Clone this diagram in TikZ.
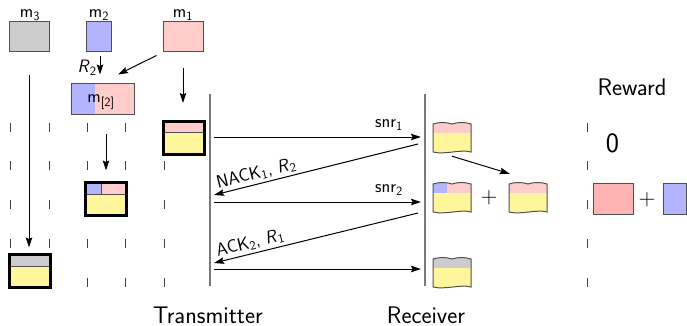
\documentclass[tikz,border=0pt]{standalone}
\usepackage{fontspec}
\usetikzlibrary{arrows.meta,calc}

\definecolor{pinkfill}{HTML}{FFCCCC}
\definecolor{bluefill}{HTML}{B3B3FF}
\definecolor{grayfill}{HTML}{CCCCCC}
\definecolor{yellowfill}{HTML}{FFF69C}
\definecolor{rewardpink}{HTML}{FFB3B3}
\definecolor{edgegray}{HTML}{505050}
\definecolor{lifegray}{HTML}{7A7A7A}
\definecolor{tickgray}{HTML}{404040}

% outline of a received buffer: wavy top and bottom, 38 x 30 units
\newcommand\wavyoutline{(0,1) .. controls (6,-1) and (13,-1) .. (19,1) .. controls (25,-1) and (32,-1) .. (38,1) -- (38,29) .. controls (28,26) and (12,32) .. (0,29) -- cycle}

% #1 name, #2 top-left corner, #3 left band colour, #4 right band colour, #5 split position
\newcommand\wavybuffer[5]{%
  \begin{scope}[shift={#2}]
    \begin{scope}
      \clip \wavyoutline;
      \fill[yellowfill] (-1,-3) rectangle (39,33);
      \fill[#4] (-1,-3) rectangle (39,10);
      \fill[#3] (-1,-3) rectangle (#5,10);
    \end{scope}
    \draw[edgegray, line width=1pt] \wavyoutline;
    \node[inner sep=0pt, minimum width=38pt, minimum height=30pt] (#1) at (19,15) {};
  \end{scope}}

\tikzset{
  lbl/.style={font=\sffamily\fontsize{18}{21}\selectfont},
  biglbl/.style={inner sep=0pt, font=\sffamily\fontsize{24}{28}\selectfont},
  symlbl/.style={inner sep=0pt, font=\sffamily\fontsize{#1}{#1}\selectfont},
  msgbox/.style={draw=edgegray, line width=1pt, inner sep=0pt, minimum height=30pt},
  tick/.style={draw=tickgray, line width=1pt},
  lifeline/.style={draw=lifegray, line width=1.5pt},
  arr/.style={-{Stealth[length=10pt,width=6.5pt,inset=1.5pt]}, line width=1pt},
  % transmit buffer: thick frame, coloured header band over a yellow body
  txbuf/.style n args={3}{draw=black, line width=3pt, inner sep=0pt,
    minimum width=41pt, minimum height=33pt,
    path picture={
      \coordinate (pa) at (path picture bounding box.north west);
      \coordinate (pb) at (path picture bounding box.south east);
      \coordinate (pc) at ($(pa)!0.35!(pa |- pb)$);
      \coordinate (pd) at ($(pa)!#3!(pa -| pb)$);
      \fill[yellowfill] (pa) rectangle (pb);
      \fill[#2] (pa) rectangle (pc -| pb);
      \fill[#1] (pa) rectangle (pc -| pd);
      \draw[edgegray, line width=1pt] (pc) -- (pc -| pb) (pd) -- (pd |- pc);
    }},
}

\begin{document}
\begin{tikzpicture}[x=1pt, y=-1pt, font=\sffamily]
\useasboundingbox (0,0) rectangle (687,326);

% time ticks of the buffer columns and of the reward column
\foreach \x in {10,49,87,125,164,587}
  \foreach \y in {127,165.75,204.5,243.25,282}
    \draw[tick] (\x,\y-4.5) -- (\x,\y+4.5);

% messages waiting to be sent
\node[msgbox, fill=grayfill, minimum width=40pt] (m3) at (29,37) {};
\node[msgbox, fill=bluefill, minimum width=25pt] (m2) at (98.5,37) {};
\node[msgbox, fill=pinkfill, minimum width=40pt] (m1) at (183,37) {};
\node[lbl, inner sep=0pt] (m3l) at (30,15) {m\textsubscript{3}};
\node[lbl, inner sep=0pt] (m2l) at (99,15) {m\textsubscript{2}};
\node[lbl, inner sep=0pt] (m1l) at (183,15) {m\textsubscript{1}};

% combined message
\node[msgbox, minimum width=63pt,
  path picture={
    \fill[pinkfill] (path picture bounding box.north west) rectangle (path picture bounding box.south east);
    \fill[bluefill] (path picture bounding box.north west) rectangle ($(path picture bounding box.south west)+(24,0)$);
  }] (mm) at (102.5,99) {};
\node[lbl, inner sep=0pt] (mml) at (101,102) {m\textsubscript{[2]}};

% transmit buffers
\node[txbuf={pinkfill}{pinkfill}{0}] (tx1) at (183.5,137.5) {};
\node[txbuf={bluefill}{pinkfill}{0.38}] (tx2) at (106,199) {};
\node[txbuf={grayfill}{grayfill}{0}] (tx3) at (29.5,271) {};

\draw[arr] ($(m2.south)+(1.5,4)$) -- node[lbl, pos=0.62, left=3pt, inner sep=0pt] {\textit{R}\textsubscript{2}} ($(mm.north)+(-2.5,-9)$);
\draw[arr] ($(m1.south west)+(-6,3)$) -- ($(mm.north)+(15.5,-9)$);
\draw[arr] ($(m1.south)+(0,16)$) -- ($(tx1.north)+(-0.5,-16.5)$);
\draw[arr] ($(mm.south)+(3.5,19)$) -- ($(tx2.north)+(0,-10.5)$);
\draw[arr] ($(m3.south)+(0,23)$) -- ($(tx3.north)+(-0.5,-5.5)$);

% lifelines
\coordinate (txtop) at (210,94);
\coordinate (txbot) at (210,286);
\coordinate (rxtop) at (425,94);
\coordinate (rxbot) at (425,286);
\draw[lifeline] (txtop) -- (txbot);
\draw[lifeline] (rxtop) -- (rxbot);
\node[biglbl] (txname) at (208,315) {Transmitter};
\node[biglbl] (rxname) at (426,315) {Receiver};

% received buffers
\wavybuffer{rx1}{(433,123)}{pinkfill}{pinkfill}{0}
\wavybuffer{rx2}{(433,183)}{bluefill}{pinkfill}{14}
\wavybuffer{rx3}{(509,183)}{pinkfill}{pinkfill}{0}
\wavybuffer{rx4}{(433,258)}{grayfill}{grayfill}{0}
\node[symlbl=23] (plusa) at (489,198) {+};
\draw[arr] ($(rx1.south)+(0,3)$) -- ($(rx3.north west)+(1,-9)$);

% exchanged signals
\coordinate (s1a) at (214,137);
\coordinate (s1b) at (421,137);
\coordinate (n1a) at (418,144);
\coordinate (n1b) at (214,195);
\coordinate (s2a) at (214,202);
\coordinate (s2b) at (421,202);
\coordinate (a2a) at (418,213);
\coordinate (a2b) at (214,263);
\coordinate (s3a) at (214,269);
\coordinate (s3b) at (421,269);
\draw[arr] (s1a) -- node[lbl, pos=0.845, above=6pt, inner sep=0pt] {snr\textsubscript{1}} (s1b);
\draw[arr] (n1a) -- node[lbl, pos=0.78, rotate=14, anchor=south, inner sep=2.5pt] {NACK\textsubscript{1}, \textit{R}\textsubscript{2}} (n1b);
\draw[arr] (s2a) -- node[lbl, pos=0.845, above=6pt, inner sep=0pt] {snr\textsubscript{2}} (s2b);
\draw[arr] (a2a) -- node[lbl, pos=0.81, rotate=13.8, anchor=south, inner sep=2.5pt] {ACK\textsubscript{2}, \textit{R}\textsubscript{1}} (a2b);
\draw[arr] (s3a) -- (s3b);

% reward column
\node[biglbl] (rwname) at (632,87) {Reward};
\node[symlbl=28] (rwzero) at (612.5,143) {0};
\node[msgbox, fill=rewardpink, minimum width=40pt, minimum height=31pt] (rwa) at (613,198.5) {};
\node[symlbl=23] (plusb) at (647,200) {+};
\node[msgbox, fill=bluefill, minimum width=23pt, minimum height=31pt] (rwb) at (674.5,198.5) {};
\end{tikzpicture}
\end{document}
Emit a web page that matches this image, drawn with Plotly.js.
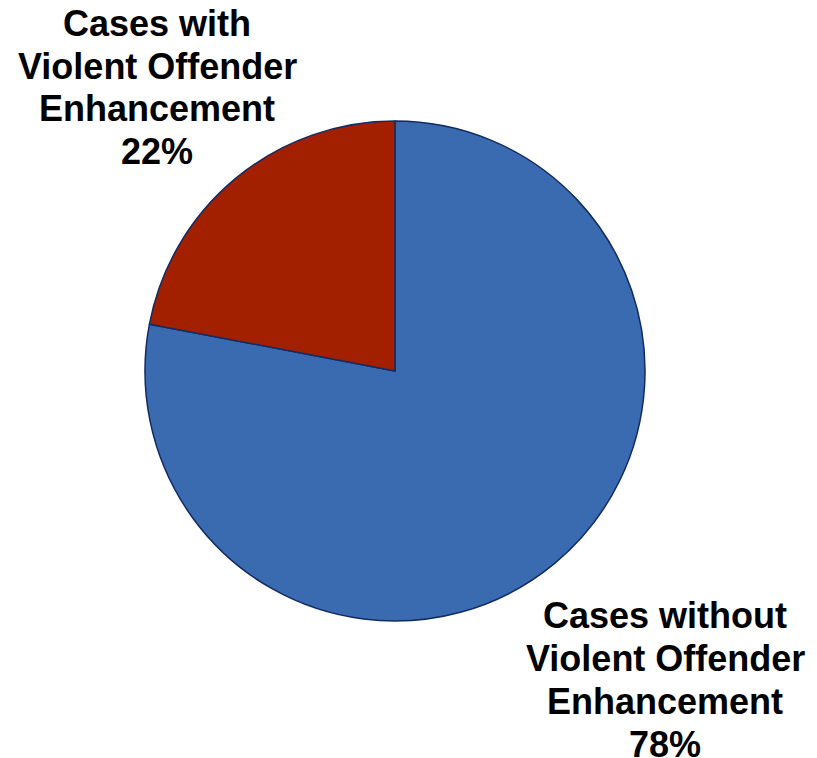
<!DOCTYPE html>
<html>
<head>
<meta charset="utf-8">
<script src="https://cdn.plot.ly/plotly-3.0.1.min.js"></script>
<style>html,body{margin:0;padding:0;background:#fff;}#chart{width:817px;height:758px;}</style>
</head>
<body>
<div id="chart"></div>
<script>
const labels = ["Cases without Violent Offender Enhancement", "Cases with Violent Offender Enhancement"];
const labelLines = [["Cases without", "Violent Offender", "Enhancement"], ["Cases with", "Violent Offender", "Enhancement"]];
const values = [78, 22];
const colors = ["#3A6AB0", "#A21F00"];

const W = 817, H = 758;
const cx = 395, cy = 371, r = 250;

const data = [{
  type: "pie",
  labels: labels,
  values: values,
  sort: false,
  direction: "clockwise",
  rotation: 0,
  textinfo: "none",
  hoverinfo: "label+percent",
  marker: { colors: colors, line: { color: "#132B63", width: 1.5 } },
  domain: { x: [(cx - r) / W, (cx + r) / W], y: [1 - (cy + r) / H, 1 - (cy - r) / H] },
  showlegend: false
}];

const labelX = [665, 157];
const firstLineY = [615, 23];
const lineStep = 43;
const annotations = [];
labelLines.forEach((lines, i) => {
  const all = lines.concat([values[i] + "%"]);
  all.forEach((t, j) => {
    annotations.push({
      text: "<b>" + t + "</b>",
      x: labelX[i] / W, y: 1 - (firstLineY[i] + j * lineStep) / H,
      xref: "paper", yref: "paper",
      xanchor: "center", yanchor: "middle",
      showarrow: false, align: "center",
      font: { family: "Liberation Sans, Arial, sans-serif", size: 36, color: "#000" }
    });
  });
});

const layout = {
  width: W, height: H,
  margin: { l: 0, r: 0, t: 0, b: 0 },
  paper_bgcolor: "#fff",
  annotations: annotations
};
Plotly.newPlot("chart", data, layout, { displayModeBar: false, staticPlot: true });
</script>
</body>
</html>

▶ Problem description: Copy the records above exactly, from the first line through the line containing "controls (6,-1) and", and leave out the pictures.

▶ Response for this exercise:
Clone this diagram in TikZ.
\documentclass[tikz,border=0pt]{standalone}
\usepackage{fontspec}
\usetikzlibrary{arrows.meta,calc}

\definecolor{pinkfill}{HTML}{FFCCCC}
\definecolor{bluefill}{HTML}{B3B3FF}
\definecolor{grayfill}{HTML}{CCCCCC}
\definecolor{yellowfill}{HTML}{FFF69C}
\definecolor{rewardpink}{HTML}{FFB3B3}
\definecolor{edgegray}{HTML}{505050}
\definecolor{lifegray}{HTML}{7A7A7A}
\definecolor{tickgray}{HTML}{404040}

% outline of a received buffer: wavy top and bottom, 38 x 30 units
\newcommand\wavyoutline{(0,1) .. controls (6,-1) and (13,-1) .. (19,1) .. controls (25,-1) and (32,-1) .. (38,1) -- (38,29) .. controls (28,26) and (12,32) .. (0,29) -- cycle}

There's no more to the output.